Ich denke, dein Papa hat dich auf der Astralebene besucht - was dafür spricht ist diese ungeheure Realität und auch, dass er dir in jünger erschienen ist
Ja, ich hab mich gefragt, was dieser Traum mir sagen will. Dass mein Vater da ist, auf einer anderen Ebene. Er war jünger, so wie er in seinen Sechzigern war, voller Kraft und Ideen. Es war einfach so schön, ihn zu sehen.
Liebe Helga, das stimmt, die Corona-Situation macht alles sehr schwierig. Nicht nur für meinen Partner, sondern auch allgemein für den Umgang miteinander. So sind Umarmungen oder eine Hand auf die Schulter legen selbst bei uns in der Familie schwierig. Meine Mutter ist ja auch 71 und damit Risikogruppe, und natürlich wollen wir auf keinen Fall, dass sie sich ansteckt. Also müssen wir uns zurückhalten und können nicht den natürlichen Regungen folgen.
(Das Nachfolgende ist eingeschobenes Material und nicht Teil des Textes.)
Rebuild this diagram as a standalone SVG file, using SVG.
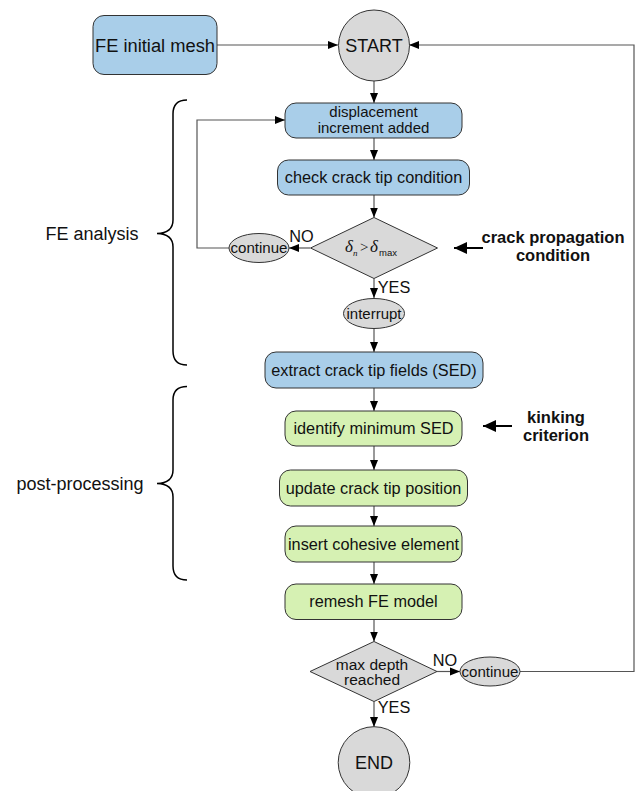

Im Moment belastet mich zusätzlich zu meiner riesigen Trauer auch noch die Sorge, dass meiner Mutter etwas passieren könnte. Diese Fragilität des Lebens, die ich weiter oben angesprochen habe, führt dazu, dass ich denke, es könnte jederzeit wieder jemand sterben. Einfach so, unvorbereitet. Oder meine Tochter. Nicht auszumalen, dieser Schmerz.
Es tut so weh. Alles. Ich ertrinke in meinem Schmerz. Es ist so unfair. Ich will es nicht wahrhaben. Ich möchte hoffen, dass ich ihn wiedersehe, aber ich zweifle. Diese Sehnsucht, dass er zurückkommt, ist jeden Tag stärker. Und gleichzeitig gehen Erinnerungen verloren.
Seid alle lieb umarmt, die mit mir bis hierher gelesen haben.